What is a SAFE agreement?

A SAFE (Simple Agreement for Future Equity) is an investment contract that allows startups to raise funds from investors in exchange for future equity, without setting a valuation at the time of investment. It was originally developed in Silicon Valley to simplify early-stage fundraising.

A SAFE works by granting investors the right to receive company shares at a future financing round, usually at a discount or with a valuation cap. This makes it a founder-friendly alternative to traditional convertible notes, as it avoids interest rates and maturity dates.

What is the EU SCALE agreement?

EU SCALE stands for Simple Convertible Agreement for Loan to Equity. It is a standardised, pan-European convertible loan instrument designed to be the pragmatic “bridge solution” for early-stage funding in Europe. Unlike complex traditional notes, it is a simple 2.5-page document with no interest and no cash repayment – just future conversion to equity.

Why did the project shift from "EUSAFE" to "EU SCALE"?

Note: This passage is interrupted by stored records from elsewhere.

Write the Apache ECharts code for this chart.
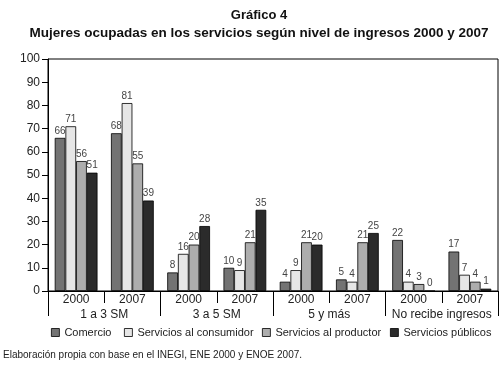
<!DOCTYPE html>
<html><head><meta charset="utf-8">
<script src="https://cdn.jsdelivr.net/npm/echarts@6/dist/echarts.min.js"></script>
<style>html,body{margin:0;padding:0;background:#fff}#c{width:504px;height:366px}</style>
</head><body><div id="c"></div>
<script>
const years = ['2000','2007','2000','2007','2000','2007','2000','2007'];
const groups = ['1 a 3 SM','3 a 5 SM','5 y más','No recibe ingresos'];
const seriesNames = ['Comercio','Servicios al consumidor','Servicios al productor','Servicios públicos'];
const comercio = [66,68,8,10,4,5,22,17];
const consumidor = [71,81,16,9,9,4,4,7];
const productor = [56,55,20,21,21,21,3,4];
const publicos = [51,39,28,35,20,25,0,1];
const yTicks = [0,10,20,30,40,50,60,70,80,90,100];
const colors = ['#737373','#e6e6e6','#adadad','#2b2b2b'];
const FONT = "'Liberation Sans Narrow','Liberation Sans',Arial,sans-serif";
const chart = echarts.init(document.getElementById('c'));
const vals = [comercio, consumidor, productor, publicos];
const legendX = [51, 124, 262, 390];
chart.setOption({
  animation:false,
  title:[
    {text:'Gráfico 4', left:254, textAlign:'center', top:4, textStyle:{fontFamily:'Liberation Sans, Arial, sans-serif', fontWeight:'bold', fontSize:13, color:'#111'}},
    {text:'Mujeres ocupadas en los servicios según nivel de ingresos 2000 y 2007', left:254, textAlign:'center', top:21, textStyle:{fontFamily:'Liberation Sans, Arial, sans-serif', fontWeight:'bold', fontSize:13.5, color:'#111'}},
    {text:'Elaboración propia con base en el INEGI, ENE 2000 y ENOE 2007.', left:3, top:350, padding:0, textStyle:{fontFamily:FONT, fontWeight:'normal', fontSize:10, color:'#222'}}
  ],
  legend: seriesNames.map((n,i)=>({
    data:[n], left:legendX[i], top:327, padding:0, itemWidth:8, itemHeight:8, icon:'rect',
    textStyle:{fontFamily:FONT, fontSize:11, color:'#222', padding:[0,0,0,0]},
    itemStyle:{borderColor:'#000', borderWidth:0.8}
  })),
  grid:{left:48, right:6, top:59, bottom:75, show:true, borderColor:'#000', borderWidth:1},
  xAxis:[
    {type:'category', data:years, position:'bottom',
     axisLine:{lineStyle:{color:'#000'}}, axisTick:{show:true, length:12, interval:0, lineStyle:{color:'#000'}},
     axisLabel:{fontFamily:FONT, fontSize:12, color:'#222', margin:3, interval:0}},
    {type:'category', data:groups, position:'bottom', offset:0,
     axisLine:{show:false}, axisTick:{show:true, length:25, interval:0, lineStyle:{color:'#000'}},
     axisLabel:{fontFamily:FONT, fontSize:12, color:'#222', margin:18, interval:0}}
  ],
  yAxis:{type:'value', min:0, max:100, interval:10,
    axisLine:{show:true, lineStyle:{color:'#000'}}, axisTick:{show:true, length:6, lineStyle:{color:'#000'}},
    splitLine:{show:false},
    axisLabel:{fontFamily:FONT, fontSize:12, color:'#222', margin:8,
      formatter:(v)=> yTicks.includes(v) ? String(v) : ''}},
  series: seriesNames.map((n,i)=>({
    name:n, type:'bar', xAxisIndex:0, data:vals[i], barGap:'0%', barCategoryGap:'24%',
    itemStyle:{color:colors[i], borderColor:'#000', borderWidth:0.8},
    label:{show:true, position:'top', distance:2, fontFamily:FONT, fontSize:10, color:'#444'}
  }))
});
</script></body></html>
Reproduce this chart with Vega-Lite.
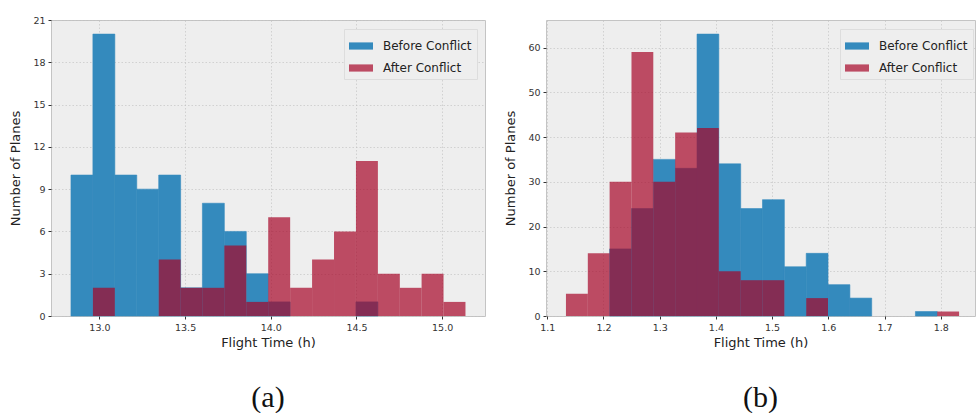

Initial consultations revealed that Europe is not yet ready for a direct adaptation of the US-style SAFE due to deeply fragmented legal, accounting, and tax realities across 27 countries. European investors often find the US SAFE model too ambiguous regarding its status as debt vs. equity. We pivoted to the SCALE model because a convertible loan is a structure that European legal systems and investors already understand and trust.

Why do I need a Europeanised agreement instead of a standard US SAFE?

Using a US-style SAFE in Europe often leads to “tax nightmares” and legal uncertainty. For example, a SAFE might be treated as a gift or immediate taxable income in some EU jurisdictions. EU SCALE is built to avoid these “traps” by aligning with European accounting practices and tax regulations.